At the age of 20, Ethiopia’s Derartu Tulu became the first black African female athlete to win an Olympic gold medal after she decisively won the women’s 10,000 meters race at the Barcelona Olympic Games in 1992.
The race in Barcelona, in which Tulu and her South African competitor Elana Meyer maintained a significant lead all through the laps, is touted as the race that launched her successful career in athletics.
Unfortunately, the celebrated athlete was forced to stay out of the subsequent competitions in 1993 and 1994 due to a knee injury. But she made an outstanding comeback in 1995 at the IAAF World Cross Country Championships in Durham, England, where she won gold even though she arrived at the competition just an hour before the kickoff.

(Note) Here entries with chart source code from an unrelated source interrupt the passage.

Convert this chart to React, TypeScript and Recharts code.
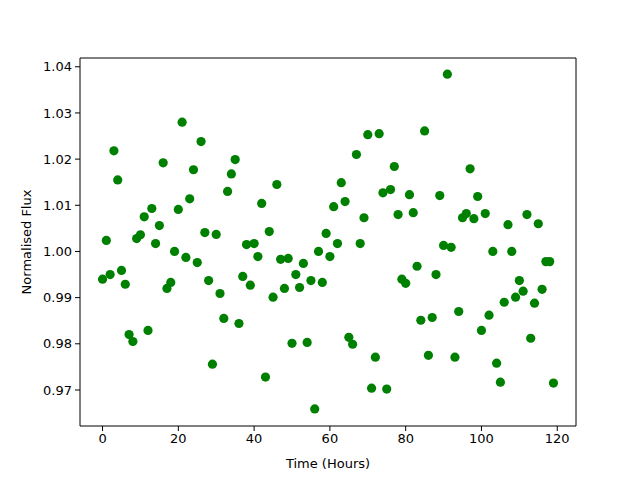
import React from "react";
import {
  ScatterChart,
  Scatter,
  XAxis,
  YAxis,
  ReferenceArea,
  Label,
} from "recharts";

// Time in hours, one sample per hour
const hours: number[] = Array.from({ length: 120 }, (_, i) => i);

const flux: number[] = [
  0.994, 1.0024, 0.995, 1.0218, 1.0155, 0.9959, 0.9929, 0.982, 0.9805, 1.0028,
  1.0036, 1.0075, 0.9829, 1.0093, 1.0017, 1.0056, 1.0192, 0.992, 0.9933, 1.0,
  1.0091, 1.028, 0.9987, 1.0114, 1.0177, 0.9976, 1.0238, 1.0041, 0.9937, 0.9756,
  1.0037, 0.9909, 0.9855, 1.013, 1.0168, 1.0199, 0.9844, 0.9946, 1.0015, 0.9927,
  1.0017, 0.9989, 1.0104, 0.9728, 1.0043, 0.9901, 1.0145, 0.9983, 0.992, 0.9985,
  0.9801, 0.995, 0.9922, 0.9974, 0.9803, 0.9937, 0.9659, 1.0, 0.9933, 1.0039,
  0.9989, 1.0097, 1.0017, 1.0149, 1.0108, 0.9814, 0.9799, 1.021, 1.0017, 1.0073,
  1.0253, 0.9704, 0.9771, 1.0255, 1.0127, 0.9702, 1.0134, 1.0184, 1.008, 0.994,
  0.9931, 1.0123, 1.0084, 0.9968, 0.9851, 1.0261, 0.9775, 0.9857, 0.995, 1.0121,
  1.0013, 1.0384, 1.0009, 0.9771, 0.987, 1.0073, 1.0082, 1.0179, 1.0071, 1.0119,
  0.9829, 1.0082, 0.9862, 1.0, 0.9758, 0.9717, 0.989, 1.0058, 1.0, 0.9901,
  0.9937, 0.9914, 1.008, 0.9812, 0.9888, 1.006, 0.9918, 0.9978, 0.9978, 0.9715,
];

const xTicks = [0, 20, 40, 60, 80, 100, 120];
const yTicks = [0.97, 0.98, 0.99, 1.0, 1.01, 1.02, 1.03, 1.04];

const X_DOMAIN: [number, number] = [-5.95, 124.95];
const Y_DOMAIN: [number, number] = [0.9622, 1.0419];

const font = "DejaVu Sans";

const Dot = (props: any) => (
  <circle cx={props.cx} cy={props.cy} r={4.6} fill="#008000" />
);

export default function App() {
  const data = hours.map((h, i) => ({ t: h, f: flux[i] }));
  return (
    <div style={{ position: "absolute", left: 0, top: 0, background: "#fff" }}>
      <ScatterChart
        width={640}
        height={480}
        margin={{ top: 58, right: 64, bottom: 0, left: 0 }}
      >
        <XAxis
          type="number"
          dataKey="t"
          domain={X_DOMAIN}
          ticks={xTicks}
          allowDataOverflow
          height={54}
          tickSize={5}
          tickMargin={3}
          axisLine={false}
          tickLine={{ stroke: "#000" }}
          tick={{ fill: "#000", fontSize: 13, fontFamily: font }}
        >
          <Label
            value="Time (Hours)"
            position="insideBottom"
            offset={12}
            style={{ fill: "#000", fontSize: 13, fontFamily: font }}
          />
        </XAxis>
        <YAxis
          type="number"
          dataKey="f"
          domain={Y_DOMAIN}
          ticks={yTicks}
          allowDataOverflow
          width={80}
          tickSize={5}
          tickMargin={3}
          axisLine={false}
          tickLine={{ stroke: "#000" }}
          tickFormatter={(v: number) => v.toFixed(2)}
          tick={{ fill: "#000", fontSize: 13, fontFamily: font }}
        >
          <Label
            value="Normalised Flux"
            angle={-90}
            position="center"
            dx={-14}
            style={{ fill: "#000", fontSize: 13, fontFamily: font, textAnchor: "middle" }}
          />
        </YAxis>
        <Scatter
          data={data}
          shape={Dot}
          isAnimationActive={false}
        />
        <ReferenceArea
          x1={X_DOMAIN[0]}
          x2={X_DOMAIN[1]}
          y1={Y_DOMAIN[0]}
          y2={Y_DOMAIN[1]}
          fill="none"
          stroke="#000"
          strokeWidth={1}
          ifOverflow="visible"
        />
      </ScatterChart>
    </div>
  );
}
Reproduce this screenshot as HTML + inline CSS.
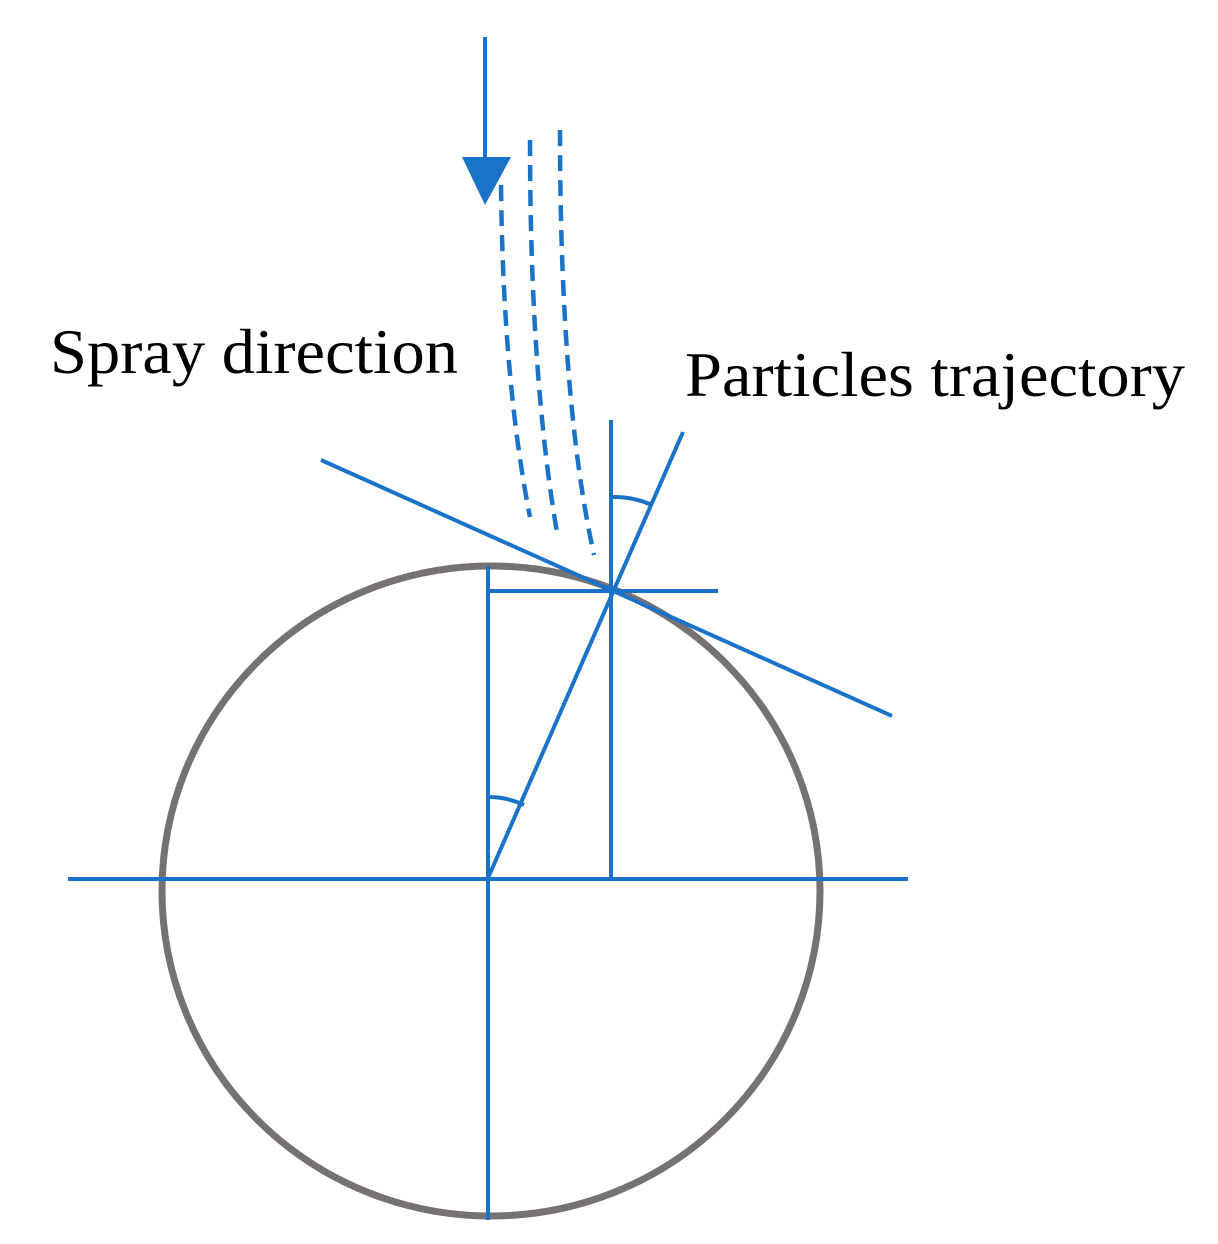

In 1996, she suffered one of her lowest moments in athletics when she lost the World Cross Country Championships after her shoe malfunctioned, forcing her to fight for position four. The same year, she finished fourth in the 10,000 meters race at the Olympic Games due to a knee injury.
Unprecedented Comeback
After staying out of the competition for two years after she gave birth to her daughter Tsion in 1998, Tulu returned to her winning ways in 2000 when she won the 10,000 m Olympic race, making her the first woman in history to win the race twice in a short period of time.
She also reclaimed her IAAF World Cross Country Championships title and went on to win her world 10,000 track title in Edmonton in 2001. The celebrated Ethiopian athlete has won other major titles, including the Summer Olympics, London Marathon, and the New York City Marathon.
Tulu is remembered for her supersonic speed, especially when she approached the finish line. A good example is her 60.3 second-last lap in the 10,000 m race at the Sydney Olympics in 2000.
‘From Grass to Grace’
Derartu was born in 1972 in a small village in the Arsi region, central Ethiopia, as the seventh child in a family of ten. Her star began to shine at an early age as she started excelling in races while she was still in elementary school.
Her first significant victory came during a school competition in the 1980s where she outran a start male athlete in a 400 meters race. She later recorded a decisive win in 800 meters at the district level.
From then on, her path to a successful career in athletics became clear and everybody knew she was destined for greatness.
In fact, she started participating in international competition before her eighteenth birthday. In 1989, Tulu participated in her first international competition, 6-kilometer cross-country, in Norway where she finished in position 23rd.
Even though her title has, over the years, been passed to several other world champions, her position in the world of the world’s greatest athletes still remains unchallenged.